#### YOUR GOAL:
Take the listing from its first line through the line that contains "(0,0) rectangle (1152,697);" and please retype those lines exactly, leaving out the pictures.

#### COLLECTED DATA:
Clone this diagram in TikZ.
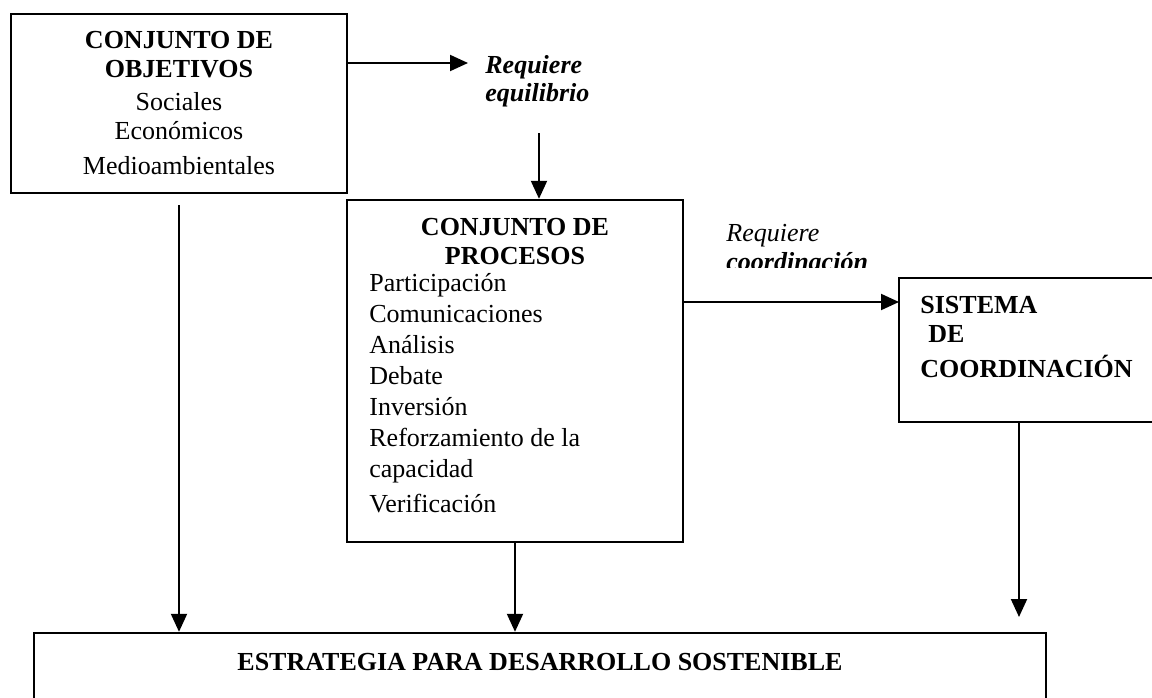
\documentclass[tikz,border=0pt]{standalone}
\usepackage{fontspec}
\setmainfont{Liberation Serif}
\usetikzlibrary{arrows.meta,fit}

\begin{document}
\begin{tikzpicture}[x=0.5pt, y=-0.5pt,
    caja/.style={draw, line width=1.2pt, inner sep=0pt},
    flecha/.style={line width=1pt, -{Triangle[length=9pt,width=8pt]}},
    texto/.style={inner sep=0pt, font=\fontsize{13}{14.5}\selectfont}]
    \useasboundingbox (0,0) rectangle (1152,697);

    % Boxes
    \node[caja, fit={(11,14) (347,193)}] (Objetivos) {};
    \node[caja, fit={(347,200) (683,542)}] (Procesos) {};
    \node[caja, fit={(899,278) (1170,422)}] (Sistema) {};
    \node[caja, fit={(34,633) (1046,720)}] (Estrategia) {};

    % Box texts (base = last line)
    \node[texto, align=center, anchor=base] (ObjetivosTxt) at (179,174)
        {\textbf{CONJUNTO DE}\\\textbf{OBJETIVOS}\\[2pt]Sociales\\Económicos\\[3pt]Medioambientales};
    \node[texto, align=center, anchor=base] (ProcesosTxt) at (515,264)
        {\textbf{CONJUNTO DE}\\\textbf{PROCESOS}};
    \node[texto, align=left, anchor=base west, font=\fontsize{13}{15.5}\selectfont] (ProcesosLista) at (369,512)
        {Participación\\Comunicaciones\\Análisis\\Debate\\Inversión\\Reforzamiento de la\\capacidad\\[2pt]Verificación};
    \node[texto, align=left, anchor=base west, font=\bfseries\fontsize{13}{14.5}\selectfont] (SistemaTxt) at (920,377)
        {SISTEMA\\\hspace*{4pt}DE\\[3pt]COORDINACIÓN};
    \node[texto, anchor=base, font=\bfseries\fontsize{13}{14.5}\selectfont] (EstrategiaTxt) at (540,670)
        {ESTRATEGIA PARA DESARROLLO SOSTENIBLE};

    % Connector labels
    \node[texto, align=left, anchor=base west, font=\bfseries\itshape\fontsize{13}{14}\selectfont] (Equilibrio) at (485,101)
        {Requiere\\equilibrio};
    \node[texto, anchor=base west, font=\itshape\fontsize{13}{14}\selectfont] (Requiere) at (726,241) {Requiere};
    \begin{scope}
        \clip (700,245) rectangle (900,267);
        \node[texto, anchor=base west, font=\bfseries\itshape\fontsize{13}{14}\selectfont] (Coordinacion) at (726,270) {coordinación};
    \end{scope}

    % Arrow ends
    \coordinate (EquilibrioTip) at (468,63);
    \coordinate (EquilibrioOut) at (539,133);
    \coordinate (CoordinacionTip) at (899,302);
    \coordinate (SistemaOut) at (1019,617);
    \coordinate (ObjetivosOut) at (179,205);

    % Arrows
    \draw[flecha] (EquilibrioTip -| Objetivos.east) -- (EquilibrioTip);
    \draw[flecha] (EquilibrioOut) -- (EquilibrioOut |- Procesos.north);
    \draw[flecha] (CoordinacionTip -| Procesos.east) -- (CoordinacionTip);
    \draw[flecha] (SistemaOut |- Sistema.south) -- (SistemaOut);
    \draw[flecha] (ObjetivosOut) -- (ObjetivosOut |- Estrategia.north);
    \draw[flecha] (Procesos.south) -- (Procesos.south |- Estrategia.north);
\end{tikzpicture}
\end{document}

#### EXPECTED ANSWER:
Clone this diagram in TikZ.
\documentclass[tikz,border=0pt]{standalone}
\usepackage{fontspec}
\setmainfont{Liberation Serif}
\usetikzlibrary{arrows.meta,fit}

\begin{document}
\begin{tikzpicture}[x=0.5pt, y=-0.5pt,
    caja/.style={draw, line width=1.2pt, inner sep=0pt},
    flecha/.style={line width=1pt, -{Triangle[length=9pt,width=8pt]}},
    texto/.style={inner sep=0pt, font=\fontsize{13}{14.5}\selectfont}]
    \useasboundingbox (0,0) rectangle (1152,697);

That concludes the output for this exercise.